Das Wasser als Baumeister

Für manche geologischen Attraktionen lohnt es sich, die Fahrräder stehen zu lassen und ein Stückchen zu Fuß zu gehen. Nahe Beilngries führt eine kurze Wanderung zum Beispiel zum ehemaligen Steinbruch am Arzberg, wo an den 70 Meter hohen Abbruchwänden die einzelnen Ablagerungsschichten aus rund fünf Millionen Jahren Erdgeschichte zu sehen sind. Ein paar Kilometer weiter liegt der stille Teich der Mühlbachquelle bei Dietfurt – der Eingang zu einem weit verzweigten Höhlenlabyrinth. Dieses dürfen zwar nur Forscher betreten, doch auch der acht Kilometer lange Höhlenkundliche Wanderweg, der dem Verlauf der Höhle oberiridisch folgt, gibt dank Schautafeln Einblicke in die faszinierende Unterwelt. Außerdem ist im historischen Jurahaus-Ensemble Obermühle direkt am Quellteich die Ausstellung „Stein.Wasser.Höhle“ kostenlos zugänglich. Ein Stück weiter dringen bei Essing Besucher der Tropfsteinhöhle Schulerloch In unterirdische Welten vor. Ein kurzer Fußmarsch führt vom Radweg hinauf; Räder und Gepäck sind währenddessen in den abschließbaren Fahrradboxen gut aufgehoben. Bei der Führung mit Multimedia-Präsentation erleben Teilnehmer das Wasser als Baumeister fragiler Stalagmiten und Stalagtiten, unternehmen aber auch eine Reise in die Zeit der Neandertaler, die einst in der Höhle Zuflucht suchten.

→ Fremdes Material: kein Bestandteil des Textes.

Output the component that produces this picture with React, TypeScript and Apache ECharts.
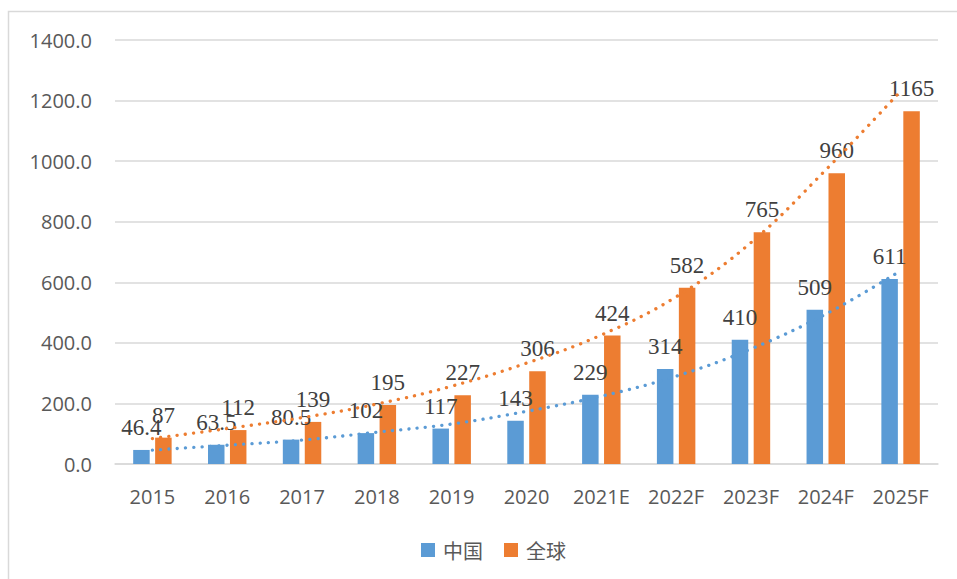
import { useEffect, useRef } from 'react';
import * as echarts from 'echarts';

const categories = ['2015', '2016', '2017', '2018', '2019', '2020', '2021E', '2022F', '2023F', '2024F', '2025F'];
const chinaValues = [46.4, 63.5, 80.5, 102, 117, 143, 229, 314, 410, 509, 611];
const globalValues = [87, 112, 139, 195, 227, 306, 424, 582, 765, 960, 1165];
// dotted trend lines at each category
const chinaTrend = [46, 62, 79, 105, 132, 174, 224, 290, 380, 495, 638];
const globalTrend = [84, 117, 153, 198, 257, 333, 426, 552, 731, 971, 1231];
const yMin = 0;
const yMax = 1400;
const yStep = 200;

const BLUE = '#5B9BD5';
const ORANGE = '#ED7D31';

export default function App() {
  const ref = useRef<HTMLDivElement>(null);
  useEffect(() => {
    if (!ref.current) return;
    const chart = echarts.init(ref.current, undefined, { renderer: 'svg' });
    const labelStyle = {
      show: true,
      position: 'top' as const,
      distance: 11,
      fontFamily: '"Liberation Serif", "Times New Roman", serif',
      fontSize: 23,
      color: '#404040',
    };
    const trendLine = (color: string) => ({
      color,
      width: 3.3,
      type: [0.1, 8.2],
      cap: 'round' as const,
    });
    chart.setOption({
      animation: false,
      backgroundColor: '#ffffff',
      grid: { left: 115, right: 19, top: 40, bottom: 115 },
      graphic: [
        {
          type: 'rect',
          shape: { x: 8.5, y: 11.5, width: 1200, height: 1200 },
          style: { fill: 'none', stroke: '#d9d9d9', lineWidth: 1.5 },
          silent: true,
        },
      ],
      legend: {
        data: ['中国', '全球'],
        left: 416,
        top: 535,
        icon: 'rect',
        itemWidth: 14,
        itemHeight: 14,
        itemGap: 21,
        textStyle: {
          fontFamily: '"Noto Sans CJK SC", sans-serif',
          fontSize: 20,
          color: '#595959',
          padding: [0, 0, 0, 3],
        },
      },
      xAxis: {
        type: 'category',
        data: categories,
        axisTick: { show: false },
        axisLine: { lineStyle: { color: '#d9d9d9', width: 1.5 } },
        axisLabel: {
          fontFamily: '"Open Sans", sans-serif',
          fontSize: 20,
          color: '#595959',
          margin: 22,
        },
      },
      yAxis: {
        type: 'value',
        min: yMin,
        max: yMax,
        interval: yStep,
        axisLine: { show: false },
        axisTick: { show: false },
        splitLine: { lineStyle: { color: '#d9d9d9', width: 1.5 } },
        axisLabel: {
          fontFamily: '"Open Sans", sans-serif',
          fontSize: 20,
          color: '#595959',
          margin: 23,
          formatter: (v: number) => v.toFixed(1),
        },
      },
      series: [
        {
          name: '中国',
          type: 'bar',
          data: chinaValues,
          barWidth: 16.5,
          barGap: '33%',
          itemStyle: { color: BLUE },
          label: labelStyle,
          z: 2,
        },
        {
          name: '全球',
          type: 'bar',
          data: globalValues,
          barWidth: 16.5,
          barGap: '33%',
          itemStyle: { color: ORANGE },
          label: labelStyle,
          z: 2,
        },
        {
          name: '中国趋势',
          type: 'line',
          data: chinaTrend,
          smooth: 0.4,
          symbol: 'none',
          lineStyle: trendLine(BLUE),
          z: 5,
          silent: true,
        },
        {
          name: '全球趋势',
          type: 'line',
          data: globalTrend,
          smooth: 0.4,
          symbol: 'none',
          lineStyle: trendLine(ORANGE),
          z: 5,
          silent: true,
        },
      ],
    });
    return () => chart.dispose();
  }, []);
  return (
    <div
      ref={ref}
      style={{ position: 'absolute', left: 0, top: 0, width: 957, height: 579, background: '#fff' }}
    />
  );
}
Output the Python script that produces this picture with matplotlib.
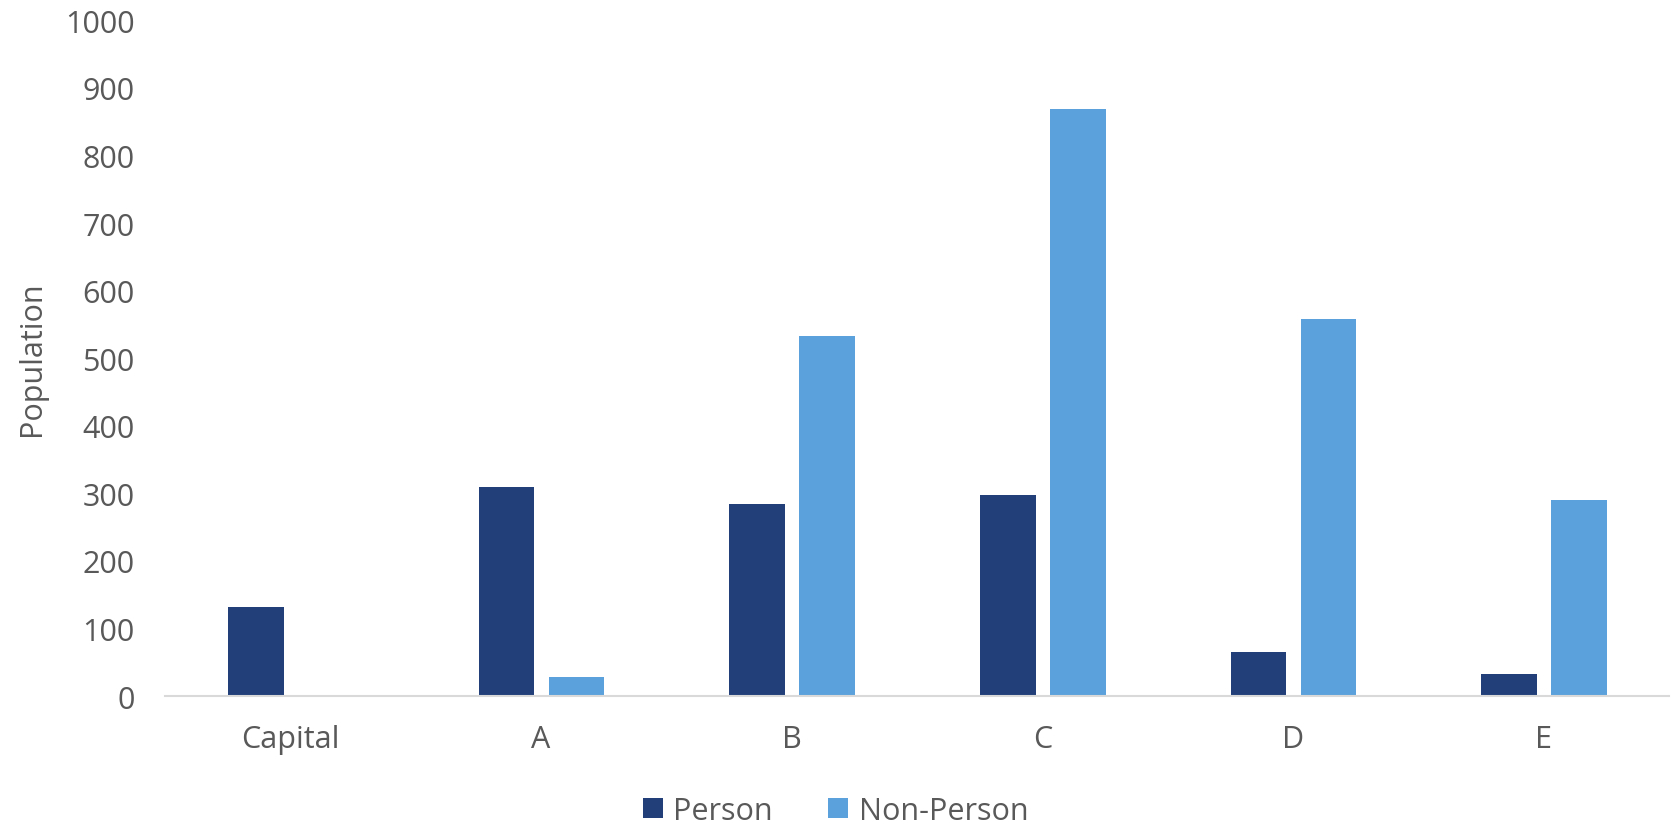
import numpy as np
import matplotlib.pyplot as plt

categories = ['Capital', 'A', 'B', 'C', 'D', 'E']
person = [132, 309, 284, 298, 65, 33]
non_person = [0, 28, 533, 869, 558, 290]
yticks = [0, 100, 200, 300, 400, 500, 600, 700, 800, 900, 1000]

plt.rcParams['font.family'] = ['Open Sans', 'DejaVu Sans']
grey = '#595959'

fig = plt.figure(figsize=(16.71, 8.29), dpi=100)
ax = fig.add_axes([0.0988, 0.1592, 0.9, 0.8151])

x = np.arange(len(categories))
w = 0.222
ax.bar(x - 0.138, person, w, color='#223F7A', label='Person')
ax.bar(x + 0.141, non_person, w, color='#5BA1DB', label='Non-Person')

ax.set_xlim(-0.5, len(categories) - 0.5)
ax.set_ylim(0, 1000)
ax.set_yticks(yticks)
ax.set_xticks(x)
ax.set_xticklabels(categories)
ax.tick_params(axis='both', length=0, labelsize=22, colors=grey)
ax.tick_params(axis='x', pad=20)
ax.tick_params(axis='y', pad=22)

for s in ['top', 'right', 'left']:
    ax.spines[s].set_visible(False)
ax.spines['bottom'].set_color('#D9D9D9')
ax.spines['bottom'].set_linewidth(1.5)

ax.set_ylabel('Population', fontsize=22, color=grey, labelpad=13)

# legend sits at the figure centre, not the axes centre
fig.legend(loc='center', bbox_to_anchor=(0.5, 0.0205), ncol=2, frameon=False,
           fontsize=22, labelcolor=grey, handlelength=0.65, handleheight=0.65,
           columnspacing=1.8, handletextpad=0.35)

fig.savefig('out.png', dpi=100)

Eines der spektakulärsten Beispiel für die stete Kraft des Wassers bietet sich als krönender Abschluss der Tour auf dem GeoRadweg Altmühltal an: Zwischen Kelheim und dem Kloster Weltenburg strömt die Donau zwischen den bis zu 70 Meter hohen und fast senkrecht aufragenden Felswänden des Donaudurchsbruchs hindurch. Nirgends ist ihr Bett enger. Wer diese einzigartige Landschaft, die seit kurzer Zeit das erste eingetragene „Nationale Naturmonument“ Bayerns ist, aus der schönsten Perspektive genießen möchte, geht am besten an Bord eines Ausflugsschiffs. Auch die Räder dürfen mitfahren. Und danach lässt man bei einer Einkehr im Biergarten des Klosters Weltenburg, das idyllisch direkt am Donaustrand liegt, die Erlebnisse der Tour noch einmal Revue passieren.